- _RECORD EXTRACTS_:
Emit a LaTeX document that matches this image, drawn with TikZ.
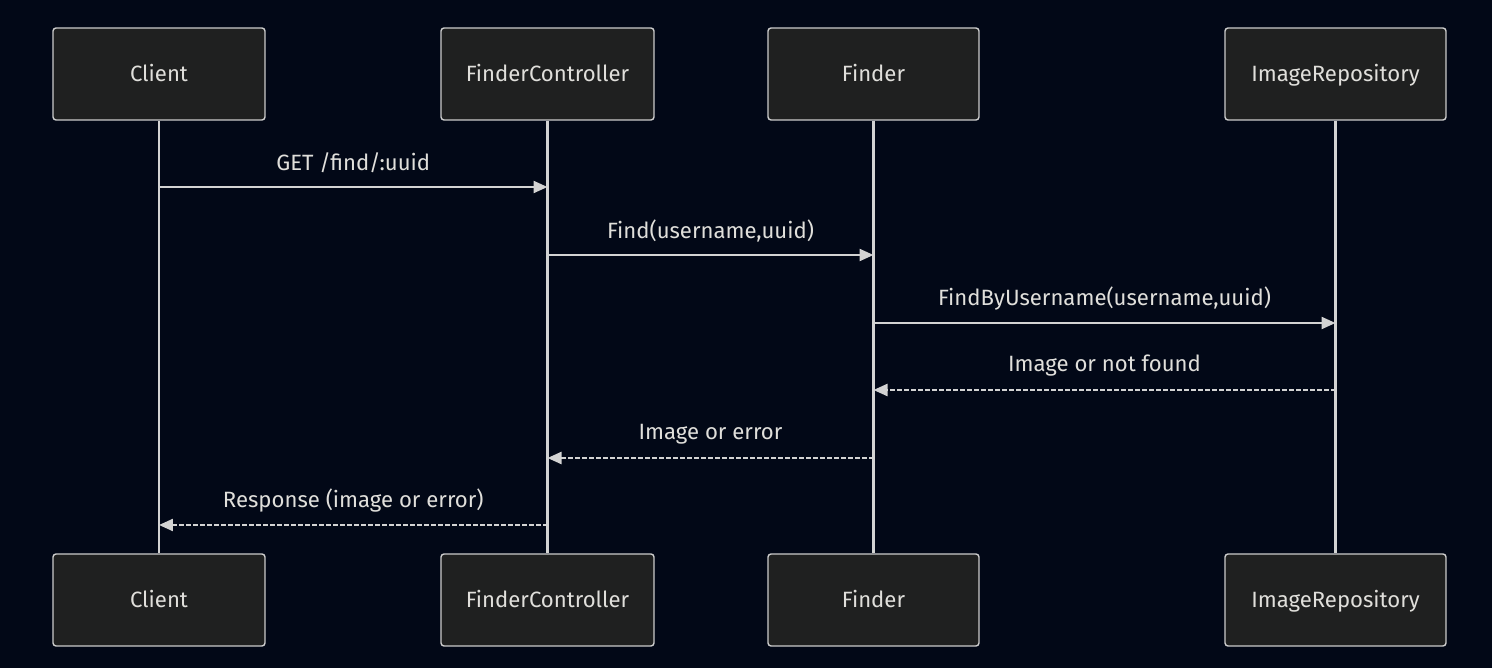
\documentclass[tikz,border=0pt]{standalone}
\usepackage{fontspec}
\setmainfont{Fira Sans}
\usetikzlibrary{arrows.meta}

\definecolor{bgnavy}{HTML}{020817}
\definecolor{boxfill}{HTML}{1F2020}
\definecolor{boxline}{HTML}{CCCCCC}
\definecolor{inktext}{HTML}{E0DFDB}
\definecolor{wire}{HTML}{D3D3D3}

\tikzset{
  actor/.style={draw=boxline, fill=boxfill, rounded corners=0.06cm, line width=0.8pt,
    minimum height=1.84cm, inner sep=0pt, text height=1.85ex, text depth=0.2ex,
    text=inktext, font=\fontsize{12.6}{15}\selectfont},
  lifeline/.style={draw=wire, line width=1.4pt},
  msg/.style={draw=wire, line width=1.3pt, -{Triangle[length=0.28cm,width=0.24cm]}},
  reply/.style={msg, dash pattern=on 0.09cm off 0.05cm},
  lbl/.style={text=inktext, font=\fontsize{12.6}{15}\selectfont}
}

\begin{document}
\begin{tikzpicture}[x=0.02cm, y=-0.02cm]
        \fill[bgnavy] (0,0) rectangle (1492,668);

        % Actores
        \foreach \name/\x/\w/\txt in {
            client/159/4.24/Client,
            ctrl/547.5/4.26/FinderController,
            finder/873.5/4.22/Finder,
            repo/1335.5/4.42/ImageRepository
            } {
            \node[actor, minimum width=\w cm] (\name-top) at (\x, 74) {\txt};
            \node[actor, minimum width=\w cm] (\name-bot) at (\x, 600) {\txt};
            \draw[lifeline] (\name-top) -- (\name-bot);
        }

        % Mensajes
        \foreach \i/\from/\to/\y/\sty/\txt in {
            1/client/ctrl/187/msg/{GET /find/:uuid},
            2/ctrl/finder/255/msg/{Find(username,uuid)},
            3/finder/repo/323/msg/{FindByUsername(username,uuid)},
            4/repo/finder/390/reply/{Image or not found},
            5/finder/ctrl/458/reply/{Image or error},
            6/ctrl/client/525/reply/{Response (image or error)}
            } {
            \coordinate (m\i-a) at (\from-top |- 0, \y);
            \coordinate (m\i-b) at (\to-top |- 0, \y);
            \draw[\sty] (m\i-a) -- node[lbl, yshift=0.48cm] {\txt} (m\i-b);
        }
    \end{tikzpicture}
\end{document}
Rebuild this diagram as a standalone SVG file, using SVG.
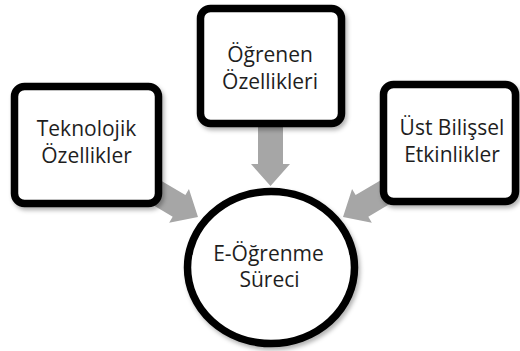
<svg xmlns="http://www.w3.org/2000/svg" width="520" height="351" viewBox="0 0 520 351">
  <defs>
    <filter id="shadow" x="-10%" y="-10%" width="125%" height="130%">
      <feDropShadow dx="2" dy="3" stdDeviation="2" flood-color="#000" flood-opacity="0.3"/>
    </filter>
    <filter id="soft" x="-10%" y="-10%" width="120%" height="120%">
      <feGaussianBlur stdDeviation="0.6"/>
    </filter>
    <!-- block arrow pointing along +x, tail at origin, tip at (60,0) -->
    <polygon id="block-arrow" points="0,-12.5 38,-12.5 38,-19.5 60,0 38,19.5 38,12.5 0,12.5"/>
  </defs>
  <style>
    .box { fill: #ffffff; stroke: #000000; stroke-width: 7.5; }
    .arrow { fill: #a6a6a6; }
    .label { font-family: "Open Sans", "Noto Sans", "DejaVu Sans", sans-serif; font-size: 21px; fill: #1e1e1e; text-anchor: middle; }
  </style>
  <rect width="520" height="351" fill="#ffffff"/>

  <g id="connectors" class="arrow" filter="url(#soft)">
    <use href="#block-arrow" transform="translate(270.5,126) rotate(90)"/>
    <use href="#block-arrow" transform="translate(146.3,186.6) rotate(30.5)"/>
    <use href="#block-arrow" transform="translate(394.7,186.6) rotate(149.5)"/>
  </g>

  <g id="teknolojik">
    <rect class="box" x="14.5" y="86.5" width="144" height="117" rx="10" filter="url(#shadow)"/>
    <text class="label" x="86.5" y="135.5">Teknolojik</text>
    <text class="label" x="86.5" y="163">Özellikler</text>
  </g>

  <g id="ogrenen">
    <rect class="box" x="200.5" y="8.5" width="141" height="115" rx="10" filter="url(#shadow)"/>
    <text class="label" x="270" y="61.5">Öğrenen</text>
    <text class="label" x="270" y="88.5">Özellikleri</text>
  </g>

  <g id="ust-bilissel">
    <rect class="box" x="383.5" y="84.5" width="132" height="117" rx="10" filter="url(#shadow)"/>
    <text class="label" x="452" y="134.5">Üst Bilişsel</text>
    <text class="label" x="452" y="162">Etkinlikler</text>
  </g>

  <g id="e-ogrenme">
    <ellipse class="box" cx="271" cy="267.5" rx="83.5" ry="76" filter="url(#shadow)"/>
    <text class="label" x="268.5" y="260.5">E-Öğrenme</text>
    <text class="label" x="269.5" y="287">Süreci</text>
  </g>
</svg>
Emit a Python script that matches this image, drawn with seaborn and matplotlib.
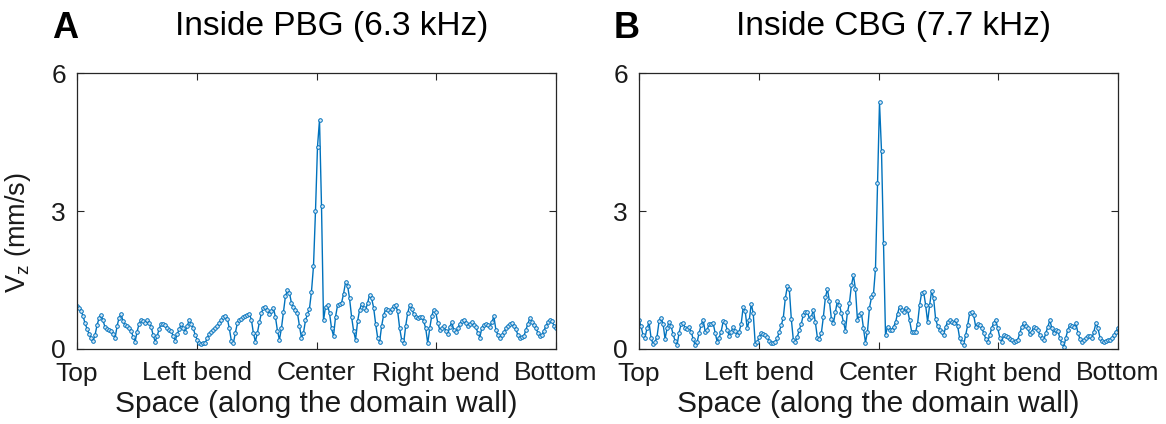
import numpy as np
import pandas as pd
import matplotlib
matplotlib.use("Agg")
import matplotlib.pyplot as plt
import seaborn as sns

# ---- data ----
tick_labels = ["Top", "Left bend", "Center", "Right bend", "Bottom"]
titles = ["Inside PBG (6.3 kHz)", "Inside CBG (7.7 kHz)"]
letters = ["A", "B"]

vz_pbg = [
    0.93, 0.90, 0.83, 0.72, 0.56, 0.44, 0.33, 0.25, 0.17, 0.30,
    0.52, 0.67, 0.74, 0.62, 0.47, 0.43, 0.41, 0.40, 0.33, 0.23,
    0.50, 0.68, 0.76, 0.60, 0.52, 0.50, 0.46, 0.40, 0.26, 0.16,
    0.38, 0.55, 0.64, 0.60, 0.56, 0.62, 0.57, 0.48, 0.30, 0.16,
    0.28, 0.44, 0.55, 0.55, 0.52, 0.46, 0.41, 0.39, 0.28, 0.18,
    0.32, 0.43, 0.54, 0.45, 0.38, 0.50, 0.63, 0.54, 0.45, 0.30,
    0.20, 0.13, 0.11, 0.12, 0.14, 0.24, 0.33, 0.38, 0.42, 0.45,
    0.50, 0.56, 0.63, 0.69, 0.72, 0.66, 0.45, 0.18, 0.12, 0.35,
    0.56, 0.62, 0.66, 0.70, 0.72, 0.74, 0.76, 0.64, 0.35, 0.16,
    0.35, 0.58, 0.78, 0.90, 0.92, 0.84, 0.76, 0.82, 0.89, 0.70,
    0.40, 0.20, 0.45, 0.80, 1.15, 1.28, 1.22, 1.00, 0.92, 0.85,
    0.78, 0.50, 0.24, 0.35, 0.62, 0.76, 0.88, 1.25, 1.80, 3.00,
    4.40, 4.98, 3.10, 0.62, 0.92, 0.95, 0.78, 0.45, 0.28, 0.70,
    0.95, 0.98, 1.00, 1.20, 1.45, 1.38, 1.10, 0.70, 0.40, 0.20,
    0.60, 0.85, 0.98, 0.90, 0.85, 1.00, 1.18, 1.10, 0.90, 0.55,
    0.25, 0.16, 0.50, 0.74, 0.86, 0.85, 0.80, 0.86, 0.93, 0.95,
    0.82, 0.45, 0.20, 0.13, 0.50, 0.78, 0.95, 0.88, 0.76, 0.70,
    0.68, 0.70, 0.70, 0.60, 0.45, 0.12, 0.45, 0.72, 0.85, 0.80,
    0.57, 0.42, 0.46, 0.49, 0.40, 0.33, 0.48, 0.58, 0.42, 0.36,
    0.45, 0.55, 0.60, 0.62, 0.56, 0.51, 0.55, 0.58, 0.52, 0.48,
    0.35, 0.25, 0.46, 0.52, 0.55, 0.52, 0.48, 0.58, 0.71, 0.42,
    0.30, 0.24, 0.30, 0.36, 0.45, 0.51, 0.54, 0.56, 0.50, 0.43,
    0.30, 0.25, 0.26, 0.28, 0.42, 0.55, 0.68, 0.58, 0.52, 0.45,
    0.35, 0.28, 0.30, 0.40, 0.50, 0.58, 0.63, 0.60, 0.51, 0.45,
]

vz_cbg = [
    0.63, 0.50, 0.30, 0.25, 0.45, 0.58, 0.25, 0.10, 0.15, 0.27,
    0.60, 0.68, 0.55, 0.22, 0.45, 0.59, 0.50, 0.32, 0.18, 0.09,
    0.35, 0.55, 0.57, 0.45, 0.44, 0.48, 0.38, 0.22, 0.08, 0.15,
    0.35, 0.52, 0.64, 0.38, 0.42, 0.54, 0.55, 0.56, 0.35, 0.16,
    0.25, 0.38, 0.60, 0.58, 0.42, 0.28, 0.38, 0.48, 0.40, 0.30,
    0.38, 0.55, 0.92, 0.82, 0.45, 0.62, 0.98, 0.78, 0.10, 0.15,
    0.26, 0.34, 0.32, 0.30, 0.26, 0.18, 0.14, 0.12, 0.16, 0.23,
    0.38, 0.52, 0.68, 1.10, 1.36, 1.30, 0.65, 0.20, 0.16, 0.27,
    0.42, 0.55, 0.75, 0.80, 0.81, 0.66, 0.70, 0.85, 0.58, 0.25,
    0.22, 0.35, 0.70, 1.12, 1.30, 1.05, 0.65, 0.56, 0.80, 1.05,
    0.95, 0.78, 0.59, 0.40, 0.80, 1.00, 1.39, 1.60, 1.30, 0.63,
    0.75, 0.78, 0.45, 0.14, 0.38, 0.90, 1.12, 1.20, 1.75, 3.60,
    5.36, 4.30, 2.30, 0.30, 0.48, 0.42, 0.41, 0.48, 0.58, 0.77,
    0.92, 0.85, 0.81, 0.90, 0.85, 0.63, 0.38, 0.38, 0.37, 0.55,
    0.95, 1.21, 1.25, 0.96, 0.59, 0.95, 1.26, 1.10, 0.65, 0.50,
    0.42, 0.36, 0.30, 0.48, 0.59, 0.63, 0.58, 0.56, 0.62, 0.50,
    0.23, 0.16, 0.09, 0.30, 0.52, 0.78, 0.80, 0.74, 0.48, 0.54,
    0.53, 0.45, 0.35, 0.22, 0.16, 0.30, 0.45, 0.57, 0.63, 0.45,
    0.25, 0.16, 0.30, 0.28, 0.27, 0.22, 0.19, 0.16, 0.18, 0.20,
    0.35, 0.48, 0.57, 0.50, 0.45, 0.32, 0.38, 0.48, 0.45, 0.41,
    0.30, 0.25, 0.20, 0.35, 0.48, 0.63, 0.45, 0.34, 0.42, 0.40,
    0.23, 0.12, 0.05, 0.25, 0.42, 0.52, 0.50, 0.48, 0.56, 0.35,
    0.22, 0.16, 0.20, 0.23, 0.28, 0.28, 0.23, 0.38, 0.57, 0.45,
    0.25, 0.18, 0.16, 0.18, 0.20, 0.20, 0.24, 0.30, 0.38, 0.45,
]

y_ticks = [0, 3, 6]

# ---- style ----
sns.set_style("ticks")
plt.rcParams["font.family"] = ["Liberation Sans", "DejaVu Sans"]
plt.rcParams["mathtext.fontset"] = "custom"
plt.rcParams["mathtext.rm"] = "Liberation Sans"
plt.rcParams["mathtext.it"] = "Liberation Sans"

line_color = "#0072BD"
axis_color = "#262626"

fig = plt.figure(figsize=(11.66, 4.24), dpi=100)
W, H = 1166, 424
ax_w = 479 / W
ax_h = 276 / H
ax_b = (H - 349) / H
axA = fig.add_axes([77 / W, ax_b, ax_w, ax_h])
axB = fig.add_axes([639 / W, ax_b, ax_w, ax_h])

for ax, vals, title, letter in zip([axA, axB], [vz_pbg, vz_cbg], titles, letters):
    df = pd.DataFrame({"pos": np.arange(len(vals)), "vz": vals})
    sns.lineplot(data=df, x="pos", y="vz", ax=ax, color=line_color, linewidth=1.0,
                 marker="o", markersize=2.6, markerfacecolor="#dbe9f5",
                 markeredgecolor=line_color, markeredgewidth=0.7)
    n = len(vals)
    ax.set_xlim(0, n - 1)
    ax.set_ylim(0, 6)
    ax.set_xticks(np.linspace(0, n - 1, len(tick_labels)))
    ax.set_xticklabels(tick_labels)
    ax.set_yticks(y_ticks)
    ax.set_yticklabels([str(t) for t in y_ticks])
    ax.tick_params(direction="in", top=True, right=True, length=5, width=0.8,
                   colors=axis_color, labelsize=19)
    ax.tick_params(axis="x", pad=9, labelcolor="#1a1a1a")
    ax.tick_params(axis="y", pad=8, labelcolor="#1a1a1a")
    for s in ax.spines.values():
        s.set_color(axis_color)
        s.set_linewidth(0.9)
    ax.set_xlabel("Space (along the domain wall)", fontsize=21.5, color="#1a1a1a", labelpad=3)
    ax.set_ylabel("")
    ax.grid(False)
    pos = ax.get_position()
    fig.text(pos.x0 + pos.width / 2 + 15 / W, 1 - 27 / H, title, ha="center", va="center",
             fontsize=24, color="black")
    fig.text(pos.x0 - 12 / W, 1 - 28 / H, letter, ha="center", va="center",
             fontsize=26, fontweight="bold", color="black")

axA.set_ylabel(r"V$_\mathregular{z}$ (mm/s)", fontsize=19.5, color="#1a1a1a")
axA.yaxis.set_label_coords(-0.092, 0.42)

fig.savefig("out.png", dpi=100)
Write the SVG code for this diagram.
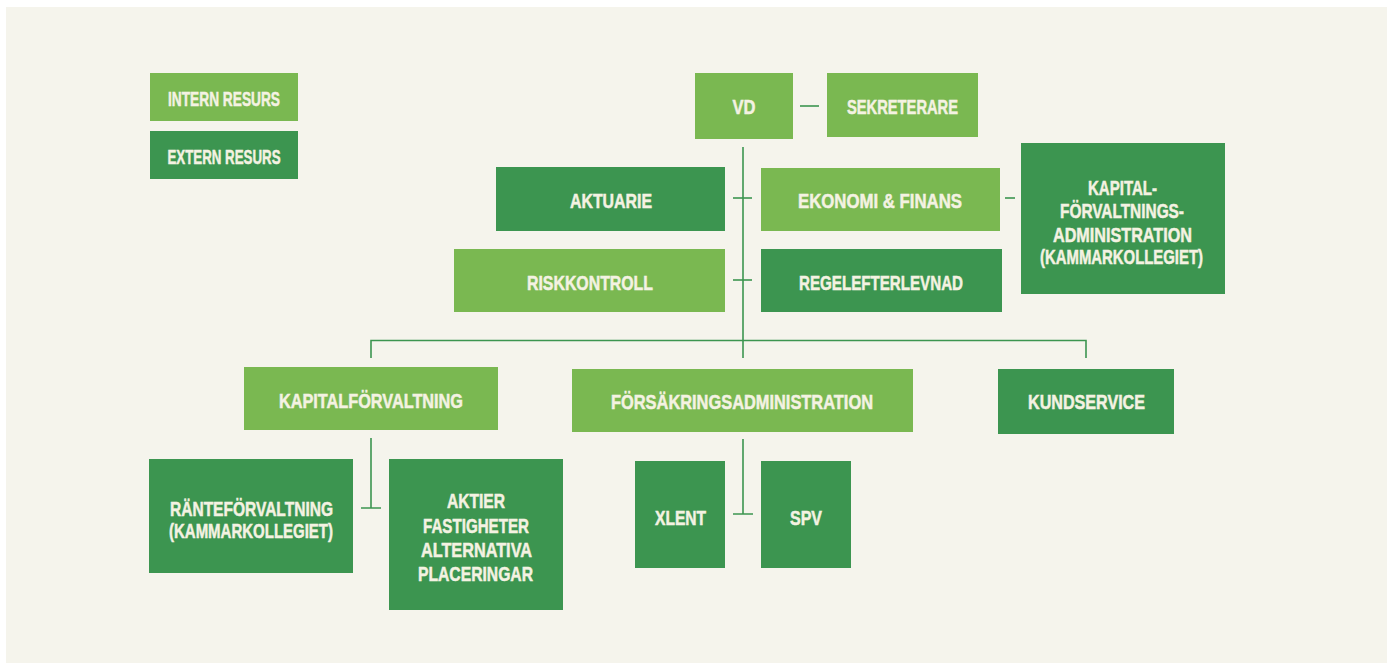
<svg xmlns="http://www.w3.org/2000/svg" width="1387" height="663" viewBox="0 0 1387 663">
<style>
.l{fill:#7ab851}
.d{fill:#3c9550}
text{font-family:"Liberation Sans",Arial,sans-serif;font-weight:bold;font-size:20px;fill:#f4f2e2;stroke:#f4f2e2;stroke-width:0.5;text-anchor:middle}
.c line,.c path{stroke:#3c9550;stroke-width:1.6;fill:none}
</style>
<rect width="1387" height="663" fill="#ffffff"/>
<rect x="6" y="7" width="1381" height="656" fill="#f5f4ec"/>
<g class="c" id="connectors">
<line x1="800" y1="106" x2="819" y2="106"/>
<line x1="743" y1="147" x2="743" y2="358"/>
<line x1="733" y1="198" x2="752" y2="198"/>
<line x1="733" y1="280" x2="752" y2="280"/>
<line x1="1005" y1="198" x2="1015" y2="198"/>
<path d="M371 358V340.5H1086V358"/>
<path d="M371 438V508M361 508H381"/>
<path d="M743 439V514M733 514H753"/>
</g>
<g id="intern"><rect class="l" x="150" y="73" width="148" height="48"/><text x="224" y="106" textLength="112" lengthAdjust="spacingAndGlyphs">INTERN RESURS</text></g>
<g id="extern"><rect class="d" x="150" y="131" width="148" height="48"/><text x="224" y="164" textLength="113" lengthAdjust="spacingAndGlyphs">EXTERN RESURS</text></g>
<g id="vd"><rect class="l" x="695" y="73" width="98" height="66"/><text x="744" y="114" textLength="23" lengthAdjust="spacingAndGlyphs">VD</text></g>
<g id="sekreterare"><rect class="l" x="827" y="73" width="151" height="64"/><text x="902.5" y="114" textLength="111" lengthAdjust="spacingAndGlyphs">SEKRETERARE</text></g>
<g id="aktuarie"><rect class="d" x="496" y="167" width="229" height="64"/><text x="611" y="208" textLength="82" lengthAdjust="spacingAndGlyphs">AKTUARIE</text></g>
<g id="ekonomi"><rect class="l" x="761" y="168" width="239" height="63"/><text x="880" y="208" textLength="164" lengthAdjust="spacingAndGlyphs">EKONOMI &amp; FINANS</text></g>
<g id="kapitalforvaltningsadm"><rect class="d" x="1021" y="143" width="204" height="151"/>
<text x="1122.5" y="195" textLength="69" lengthAdjust="spacingAndGlyphs">KAPITAL-</text>
<text x="1122" y="218" textLength="124" lengthAdjust="spacingAndGlyphs">FÖRVALTNINGS-</text>
<text x="1122.5" y="242" textLength="139" lengthAdjust="spacingAndGlyphs">ADMINISTRATION</text>
<text x="1121.5" y="264" textLength="163" lengthAdjust="spacingAndGlyphs">(KAMMARKOLLEGIET)</text></g>
<g id="riskkontroll"><rect class="l" x="454" y="249" width="271" height="63"/><text x="590" y="290" textLength="126" lengthAdjust="spacingAndGlyphs">RISKKONTROLL</text></g>
<g id="regelefterlevnad"><rect class="d" x="761" y="249" width="241" height="63"/><text x="881" y="290" textLength="164" lengthAdjust="spacingAndGlyphs">REGELEFTERLEVNAD</text></g>
<g id="kapitalforvaltning"><rect class="l" x="244" y="367" width="254" height="63"/><text x="371" y="408" textLength="184" lengthAdjust="spacingAndGlyphs">KAPITALFÖRVALTNING</text></g>
<g id="forsakringsadm"><rect class="l" x="572" y="369" width="341" height="63"/><text x="742" y="409" textLength="262" lengthAdjust="spacingAndGlyphs">FÖRSÄKRINGSADMINISTRATION</text></g>
<g id="kundservice"><rect class="d" x="998" y="369" width="176" height="65"/><text x="1086.5" y="409" textLength="117" lengthAdjust="spacingAndGlyphs">KUNDSERVICE</text></g>
<g id="rantefoervaltning"><rect class="d" x="149" y="459" width="204" height="114"/>
<text x="251.5" y="516" textLength="163" lengthAdjust="spacingAndGlyphs">RÄNTEFÖRVALTNING</text>
<text x="251" y="538" textLength="164" lengthAdjust="spacingAndGlyphs">(KAMMARKOLLEGIET)</text></g>
<g id="aktier"><rect class="d" x="389" y="459" width="174" height="151"/>
<text x="476" y="508" textLength="58" lengthAdjust="spacingAndGlyphs">AKTIER</text>
<text x="476" y="533" textLength="106" lengthAdjust="spacingAndGlyphs">FASTIGHETER</text>
<text x="476.5" y="557" textLength="111" lengthAdjust="spacingAndGlyphs">ALTERNATIVA</text>
<text x="475.5" y="581" textLength="115" lengthAdjust="spacingAndGlyphs">PLACERINGAR</text></g>
<g id="xlent"><rect class="d" x="635" y="461" width="90" height="107"/><text x="680.5" y="525" textLength="51" lengthAdjust="spacingAndGlyphs">XLENT</text></g>
<g id="spv"><rect class="d" x="761" y="461" width="90" height="107"/><text x="806" y="525" textLength="32" lengthAdjust="spacingAndGlyphs">SPV</text></g>
</svg>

- _GOAL_:
Write out every line of the listing that holds the word "standalone".

- _RESULT FOR THIS EXERCISE_:
\documentclass[tikz,border=0pt]{standalone}
Rebuild this diagram as a standalone SVG file, using SVG.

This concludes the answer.